[Collection entries]

-=-=-=-=-

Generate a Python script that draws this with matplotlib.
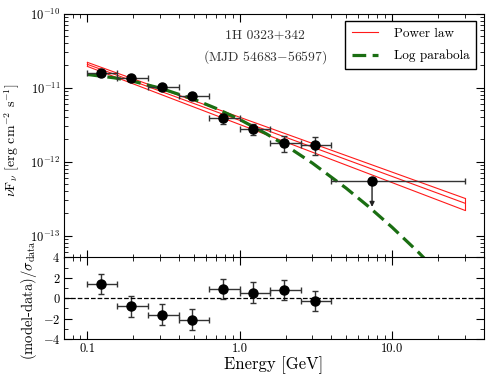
import numpy as np
import matplotlib
matplotlib.use("Agg")
import matplotlib.pyplot as plt

plt.rcParams.update({
    "font.family": "serif",
    "font.serif": ["cmr10", "DejaVu Serif"],
    "mathtext.fontset": "cm",
    "axes.unicode_minus": False,
    "axes.formatter.use_mathtext": True,
    "xtick.direction": "in", "ytick.direction": "in",
    "xtick.top": True, "ytick.right": True,
    "xtick.major.size": 6, "ytick.major.size": 6,
    "xtick.minor.size": 3, "ytick.minor.size": 3,
    "ytick.major.pad": 2.5,
    "font.size": 9,
})

# Fermi-LAT bins
E      = [0.122, 0.194, 0.309, 0.488, 0.773, 1.23, 1.95, 3.1]
E_lo   = [0.100, 0.157, 0.250, 0.398, 0.631, 1.00, 1.585, 2.51]
E_hi   = [0.157, 0.250, 0.398, 0.631, 1.00, 1.585, 2.51, 3.98]
flux   = [1.58e-11, 1.35e-11, 1.02e-11, 7.8e-12, 3.85e-12, 2.79e-12, 1.79e-12, 1.68e-12]
f_lo   = [1.52e-11, 1.29e-11, 0.96e-11, 7.2e-12, 3.27e-12, 2.30e-12, 1.35e-12, 1.23e-12]
f_hi   = [1.64e-11, 1.41e-11, 1.08e-11, 8.4e-12, 4.40e-12, 3.27e-12, 2.20e-12, 2.15e-12]
resid  = [1.4, -0.8, -1.6, -2.1, 0.9, 0.55, 0.8, -0.3]
res_err = [1.0, 1.0, 1.0, 1.0, 1.0, 1.0, 1.0, 1.0]

# upper limit bin
ul_E, ul_lo, ul_hi = 7.4, 4.0, 30.0
ul_flux, ul_arrow_end = 5.5e-13, 2.24e-13

# power law: best fit and butterfly edges (endpoints 0.1 and 30 GeV)
pl_E     = [0.1, 30.0]
pl_mid   = [2.07e-11, 2.75e-13]
pl_upper = [2.20e-11, 3.20e-13]
pl_lower = [1.94e-11, 2.20e-13]

# log parabola
lp_E = [0.1, 0.15, 0.2, 0.3, 0.5, 0.7, 1.0, 1.5, 2.0, 3.0, 5.0, 7.0, 10.0, 15.0, 20.0]
lp_F = [1.51e-11, 1.36e-11, 1.22e-11, 9.87e-12, 6.97e-12, 5.25e-12, 3.72e-12, 2.37e-12,
        1.66e-12, 9.57e-13, 4.38e-13, 2.48e-13, 1.30e-13, 5.89e-14, 3.2e-14]

E_a = np.array(E); xerr = [E_a - np.array(E_lo), np.array(E_hi) - E_a]
F_a = np.array(flux); yerr = [F_a - np.array(f_lo), np.array(f_hi) - F_a]

fig = plt.figure(figsize=(4.91, 3.82), dpi=100)
ax = fig.add_axes([0.130, 0.325, 0.855, 0.639])
axr = fig.add_axes([0.130, 0.1126, 0.855, 0.2134], sharex=ax)

RED = "#ff1a1a"; GRN = "#1a6e12"
ax.plot(pl_E, pl_mid, color=RED, lw=0.8, label="Power law")
ax.plot(pl_E, pl_upper, color=RED, lw=0.8)
ax.plot(pl_E, pl_lower, color=RED, lw=0.8)
for i in (0, 1):
    ax.plot([pl_E[i], pl_E[i]], [pl_lower[i], pl_upper[i]], color=RED, lw=0.8)
ax.plot(lp_E, lp_F, color=GRN, lw=2.3, ls=(0, (4.3, 2.0)), label="Log parabola")

ekw = dict(fmt="o", color="black", ms=6.5, ecolor="#333333", elinewidth=1.0, capsize=2.2, capthick=1.0)
ax.errorbar(E, flux, xerr=xerr, yerr=yerr, zorder=5, **ekw)
ax.errorbar([ul_E], [ul_flux], xerr=[[ul_E - ul_lo], [ul_hi - ul_E]], zorder=5, **ekw)
ax.annotate("", xy=(ul_E, ul_arrow_end), xytext=(ul_E, ul_flux),
            arrowprops=dict(arrowstyle="-|>", color="#222222", lw=1.0, mutation_scale=7))

ax.set_xscale("log"); ax.set_yscale("log")
ax.set_xlim(0.07, 40); ax.set_ylim(5e-14, 1e-10)
ax.set_ylabel(r"$\nu$F$_\nu$ [erg cm$^{-2}$ s$^{-1}$]", fontsize=10)
ax.yaxis.set_label_coords(-0.100, 0.484)
ax.tick_params(labelbottom=False)
ax.text(0.479, 0.935, "1H 0323+342\n(MJD 54683$-$56597)", transform=ax.transAxes,
        ha="center", va="top", fontsize=9.8, color="#333333", linespacing=1.5)
leg = ax.legend(loc="upper right", fontsize=9.5, fancybox=False, edgecolor="black",
                framealpha=1, borderaxespad=0.55, handlelength=2.0, handletextpad=1.2,
                labelspacing=0.75, borderpad=0.5)
leg.get_frame().set_linewidth(1.0)

axr.errorbar(E, resid, xerr=xerr, yerr=res_err, **ekw)
axr.axhline(0, color="black", ls="--", lw=0.9)
axr.set_ylim(-4, 4); axr.set_yticks([-4, -2, 0, 2, 4])
axr.set_yticks([-3, -1, 1, 3], minor=True)
axr.set_xticks([0.1, 1.0, 10.0]); axr.set_xticklabels(["0.1", "1.0", "10.0"])
axr.tick_params(axis="x", pad=3)
axr.set_xlabel("Energy [GeV]", fontsize=12, labelpad=1)
axr.set_ylabel(r"(model-data)/$\sigma_{\rm data}$", fontsize=10.5)
axr.yaxis.set_label_coords(-0.060, 0.48)

fig.savefig("out.png", dpi=100)
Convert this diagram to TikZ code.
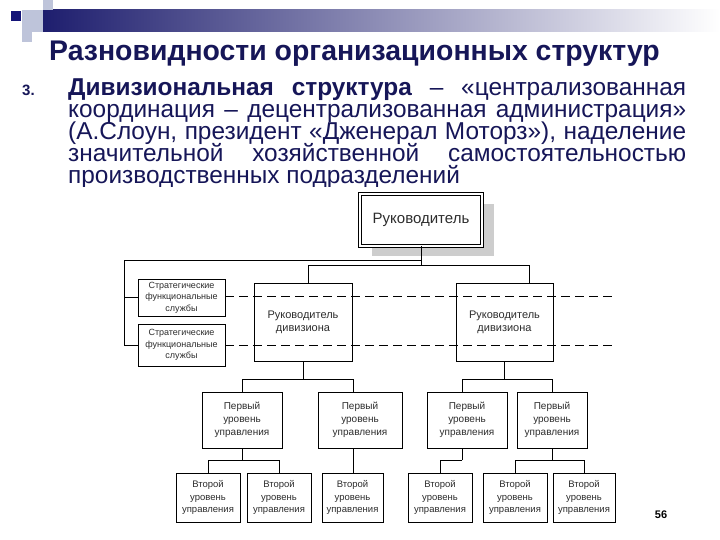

-=-=-=-=-

■ **Set problem**
Excluding the pictures, reproduce every entry exactly as given.

■ **The reply**
Generate a Python script that draws this with matplotlib.
import numpy as np
import matplotlib
matplotlib.use("Agg")
import matplotlib.pyplot as plt

plt.rcParams.update({
    "font.family": "serif",
    "font.serif": ["cmr10", "DejaVu Serif"],
    "mathtext.fontset": "cm",
    "axes.unicode_minus": False,
    "axes.formatter.use_mathtext": True,
    "xtick.direction": "in", "ytick.direction": "in",
    "xtick.top": True, "ytick.right": True,
    "xtick.major.size": 6, "ytick.major.size": 6,
    "xtick.minor.size": 3, "ytick.minor.size": 3,
    "ytick.major.pad": 2.5,
    "font.size": 9,
})

# Fermi-LAT bins
E      = [0.122, 0.194, 0.309, 0.488, 0.773, 1.23, 1.95, 3.1]
E_lo   = [0.100, 0.157, 0.250, 0.398, 0.631, 1.00, 1.585, 2.51]
E_hi   = [0.157, 0.250, 0.398, 0.631, 1.00, 1.585, 2.51, 3.98]
flux   = [1.58e-11, 1.35e-11, 1.02e-11, 7.8e-12, 3.85e-12, 2.79e-12, 1.79e-12, 1.68e-12]
f_lo   = [1.52e-11, 1.29e-11, 0.96e-11, 7.2e-12, 3.27e-12, 2.30e-12, 1.35e-12, 1.23e-12]
f_hi   = [1.64e-11, 1.41e-11, 1.08e-11, 8.4e-12, 4.40e-12, 3.27e-12, 2.20e-12, 2.15e-12]
resid  = [1.4, -0.8, -1.6, -2.1, 0.9, 0.55, 0.8, -0.3]
res_err = [1.0, 1.0, 1.0, 1.0, 1.0, 1.0, 1.0, 1.0]

# upper limit bin
ul_E, ul_lo, ul_hi = 7.4, 4.0, 30.0
ul_flux, ul_arrow_end = 5.5e-13, 2.24e-13

# power law: best fit and butterfly edges (endpoints 0.1 and 30 GeV)
pl_E     = [0.1, 30.0]
pl_mid   = [2.07e-11, 2.75e-13]
pl_upper = [2.20e-11, 3.20e-13]
pl_lower = [1.94e-11, 2.20e-13]

# log parabola
lp_E = [0.1, 0.15, 0.2, 0.3, 0.5, 0.7, 1.0, 1.5, 2.0, 3.0, 5.0, 7.0, 10.0, 15.0, 20.0]
lp_F = [1.51e-11, 1.36e-11, 1.22e-11, 9.87e-12, 6.97e-12, 5.25e-12, 3.72e-12, 2.37e-12,
        1.66e-12, 9.57e-13, 4.38e-13, 2.48e-13, 1.30e-13, 5.89e-14, 3.2e-14]

E_a = np.array(E); xerr = [E_a - np.array(E_lo), np.array(E_hi) - E_a]
F_a = np.array(flux); yerr = [F_a - np.array(f_lo), np.array(f_hi) - F_a]

fig = plt.figure(figsize=(4.91, 3.82), dpi=100)
ax = fig.add_axes([0.130, 0.325, 0.855, 0.639])
axr = fig.add_axes([0.130, 0.1126, 0.855, 0.2134], sharex=ax)

RED = "#ff1a1a"; GRN = "#1a6e12"
ax.plot(pl_E, pl_mid, color=RED, lw=0.8, label="Power law")
ax.plot(pl_E, pl_upper, color=RED, lw=0.8)
ax.plot(pl_E, pl_lower, color=RED, lw=0.8)
for i in (0, 1):
    ax.plot([pl_E[i], pl_E[i]], [pl_lower[i], pl_upper[i]], color=RED, lw=0.8)
ax.plot(lp_E, lp_F, color=GRN, lw=2.3, ls=(0, (4.3, 2.0)), label="Log parabola")

ekw = dict(fmt="o", color="black", ms=6.5, ecolor="#333333", elinewidth=1.0, capsize=2.2, capthick=1.0)
ax.errorbar(E, flux, xerr=xerr, yerr=yerr, zorder=5, **ekw)
ax.errorbar([ul_E], [ul_flux], xerr=[[ul_E - ul_lo], [ul_hi - ul_E]], zorder=5, **ekw)
ax.annotate("", xy=(ul_E, ul_arrow_end), xytext=(ul_E, ul_flux),
            arrowprops=dict(arrowstyle="-|>", color="#222222", lw=1.0, mutation_scale=7))

ax.set_xscale("log"); ax.set_yscale("log")
ax.set_xlim(0.07, 40); ax.set_ylim(5e-14, 1e-10)
ax.set_ylabel(r"$\nu$F$_\nu$ [erg cm$^{-2}$ s$^{-1}$]", fontsize=10)
ax.yaxis.set_label_coords(-0.100, 0.484)
ax.tick_params(labelbottom=False)
ax.text(0.479, 0.935, "1H 0323+342\n(MJD 54683$-$56597)", transform=ax.transAxes,
        ha="center", va="top", fontsize=9.8, color="#333333", linespacing=1.5)
leg = ax.legend(loc="upper right", fontsize=9.5, fancybox=False, edgecolor="black",
                framealpha=1, borderaxespad=0.55, handlelength=2.0, handletextpad=1.2,
                labelspacing=0.75, borderpad=0.5)
leg.get_frame().set_linewidth(1.0)

axr.errorbar(E, resid, xerr=xerr, yerr=res_err, **ekw)
axr.axhline(0, color="black", ls="--", lw=0.9)
axr.set_ylim(-4, 4); axr.set_yticks([-4, -2, 0, 2, 4])
axr.set_yticks([-3, -1, 1, 3], minor=True)
axr.set_xticks([0.1, 1.0, 10.0]); axr.set_xticklabels(["0.1", "1.0", "10.0"])
axr.tick_params(axis="x", pad=3)
axr.set_xlabel("Energy [GeV]", fontsize=12, labelpad=1)
axr.set_ylabel(r"(model-data)/$\sigma_{\rm data}$", fontsize=10.5)
axr.yaxis.set_label_coords(-0.060, 0.48)

fig.savefig("out.png", dpi=100)
Convert this diagram to TikZ code.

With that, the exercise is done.